Debating leadership and legitimacy in Timor Leste  
Maj Nygaard-Christensen

Paper short abstract:

The paper examines issues of legitimacy among the national elite in newly independent Timor Leste. It will discuss, in particular, how renowned resistance leaders defend and maintain their positions in the current national elite.

Paper long abstract:

The current national elite of Timor is largely comprised of former resistance leaders who led the struggle for an independent Timor Leste. Today, these leaders occupy influential positions such as ministers and parliamentarians. Their change of position, however, has been challenged. Based on interviews with national and rural leaders and their electorate during national elections in 2007, the paper will examine issues of this new elite's legitimacy.

The paper will focus on what is popularly regarded as the transformation of leaders from being part of 'The People' to becoming part of 'the big people'. This upward move is problematic in terms of the popular rhetorics of legitimacy, characteristic of the resistance struggle, which celebrated the unity of local leaders and 'the people' and sought to eliminate notions of elite distinction.
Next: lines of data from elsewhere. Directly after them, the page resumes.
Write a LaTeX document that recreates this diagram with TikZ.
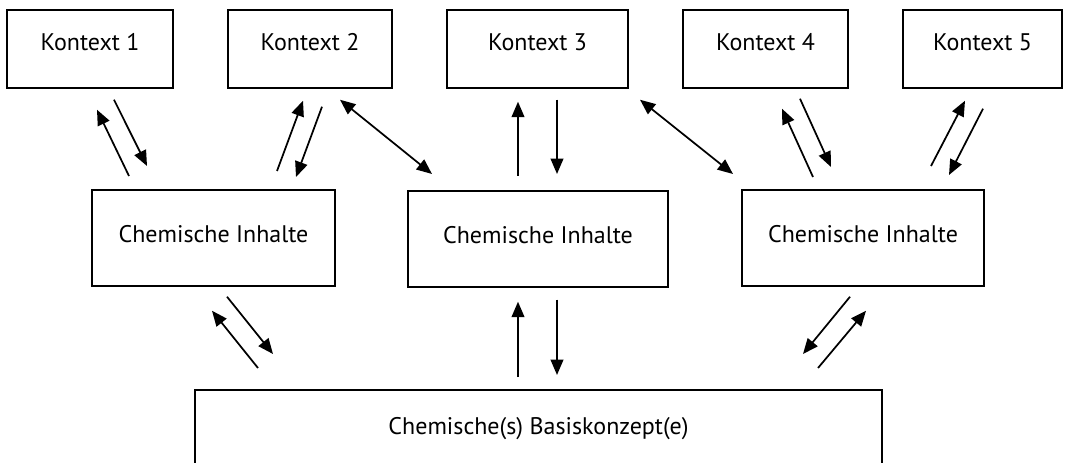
\documentclass[tikz,border=0pt]{standalone}
\usepackage{fontspec}
\setmainfont{PT Sans}
\usetikzlibrary{arrows.meta}
\tikzset{every picture/.style={line width=1.3pt}}
\tikzset{
  kontext/.style={draw, inner sep=0pt, anchor=north, text height=30.75pt, text depth=27.75pt, font=\fontsize{18}{21}\selectfont},
  inhalt/.style={draw, inner sep=0pt, anchor=north, text height=39.75pt, text depth=32.25pt, font=\fontsize{18}{21}\selectfont},
  basis/.style={draw, inner sep=0pt, anchor=north, text height=33.75pt, text depth=30pt, font=\fontsize{18}{21}\selectfont},
}

\begin{document}
\begin{tikzpicture}[x=0.75pt,y=0.75pt,yscale=-1,>={Triangle[length=11.5pt,width=9.5pt]}]
		\useasboundingbox (0,0) rectangle (1080,463);
		
		% Kontexte
		\node[kontext, minimum width=124.5pt] (k1) at (90,9) {Kontext 1};
		\node[kontext, minimum width=123pt] (k2) at (310,9) {Kontext 2};
		\node[kontext, minimum width=135.75pt] (k3) at (537.5,9) {Kontext 3};
		\node[kontext, minimum width=123.75pt] (k4) at (765.5,9) {Kontext 4};
		\node[kontext, minimum width=119.25pt] (k5) at (982.5,9) {Kontext 5};
		
		% Chemische Inhalte
		\node[inhalt, minimum width=182.25pt] (ci1) at (213.5,189) {Chemische Inhalte};
		\node[inhalt, minimum width=195pt] (ci2) at (538,190) {Chemische Inhalte};
		\node[inhalt, minimum width=181.5pt] (ci3) at (863,189) {Chemische Inhalte};
		
		% Basiskonzept
		\node[basis, minimum width=515.25pt] (bk) at (538.5,389) {Chemische(s) Basiskonzept(e)};
		
		% Kontext 1 <-> Inhalte 1
		\draw[->] ([shift={(-84.5,-13)}]ci1.north) -- ([shift={(7,21)}]k1.south);
		\draw[->] ([shift={(24,11)}]k1.south) -- ([shift={(-66.5,-23)}]ci1.north);
		% Kontext 2 <-> Inhalte 1
		\draw[->] ([shift={(63.5,-18)}]ci1.north) -- ([shift={(-7,12)}]k2.south);
		\draw[->] ([shift={(12,18)}]k2.south) -- ([shift={(82.5,-12)}]ci1.north);
		% Kontext 2 <-> Inhalte 2
		\draw[<->] ([shift={(30,11)}]k2.south) -- ([shift={(-106,-16)}]ci2.north);
		% Kontext 3 <-> Inhalte 2
		\draw[->] ([shift={(-20,-14)}]ci2.north) -- ([shift={(-19.5,13)}]k3.south);
		\draw[->] ([shift={(19.5,11)}]k3.south) -- ([shift={(19,-16)}]ci2.north);
		% Kontext 3 <-> Inhalte 3
		\draw[<->] ([shift={(102.5,11)}]k3.south) -- ([shift={(-130,-15)}]ci3.north);
		% Kontext 4 <-> Inhalte 3
		\draw[->] ([shift={(-50,-12)}]ci3.north) -- ([shift={(16.5,20)}]k4.south);
		\draw[->] ([shift={(34.5,10)}]k4.south) -- ([shift={(-32,-22)}]ci3.north);
		% Kontext 5 <-> Inhalte 3
		\draw[->] ([shift={(68,-23)}]ci3.north) -- ([shift={(-17.5,12)}]k5.south);
		\draw[->] ([shift={(0.5,20)}]k5.south) -- ([shift={(86,-14)}]ci3.north);
		
		% Inhalte <-> Basiskonzept
		\draw[->] ([shift={(13.5,10)}]ci1.south) -- ([shift={(-265.5,-35)}]bk.north);
		\draw[->] ([shift={(-280.5,-21)}]bk.north) -- ([shift={(-1.5,24)}]ci1.south);
		\draw[->] ([shift={(-20.5,-12)}]bk.north) -- ([shift={(-20,14)}]ci2.south);
		\draw[->] ([shift={(19,12)}]ci2.south) -- ([shift={(18.5,-14)}]bk.north);
		\draw[->] ([shift={(-13,10)}]ci3.south) -- ([shift={(264.5,-35)}]bk.north);
		\draw[->] ([shift={(279.5,-21)}]bk.north) -- ([shift={(3,24)}]ci3.south);
\end{tikzpicture}
\end{document}
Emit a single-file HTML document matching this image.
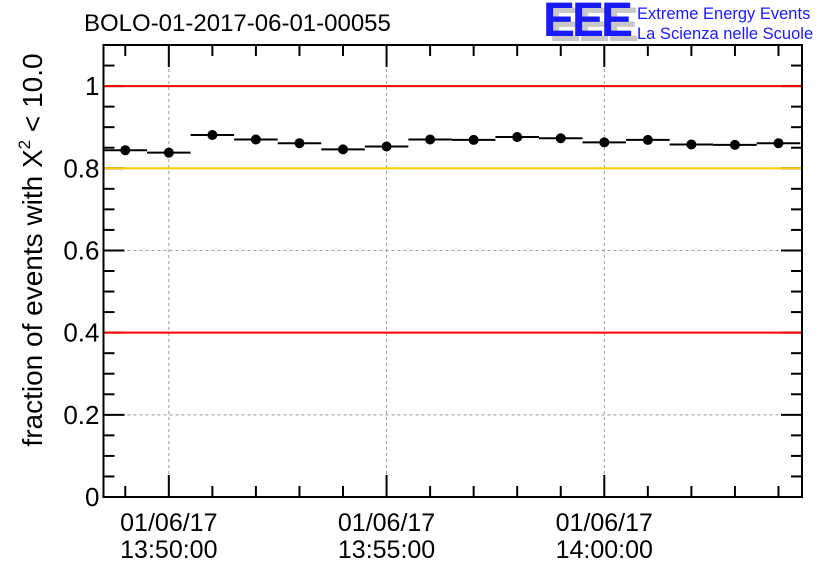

Current debates invoke these populist notions and criticise the increasing distinction between elites and their electorate.

The 2007 election campaigns provided a unique opportunity to investigate how elites attempted to maintain and legitimise their positions in post-independence Timor. I will examine the ways in which national leaders negotiate the balance between popular demands for 'closeness' between leaders and the people, and the exigencies of being representatives of the state commonly regarded as distant and aloof.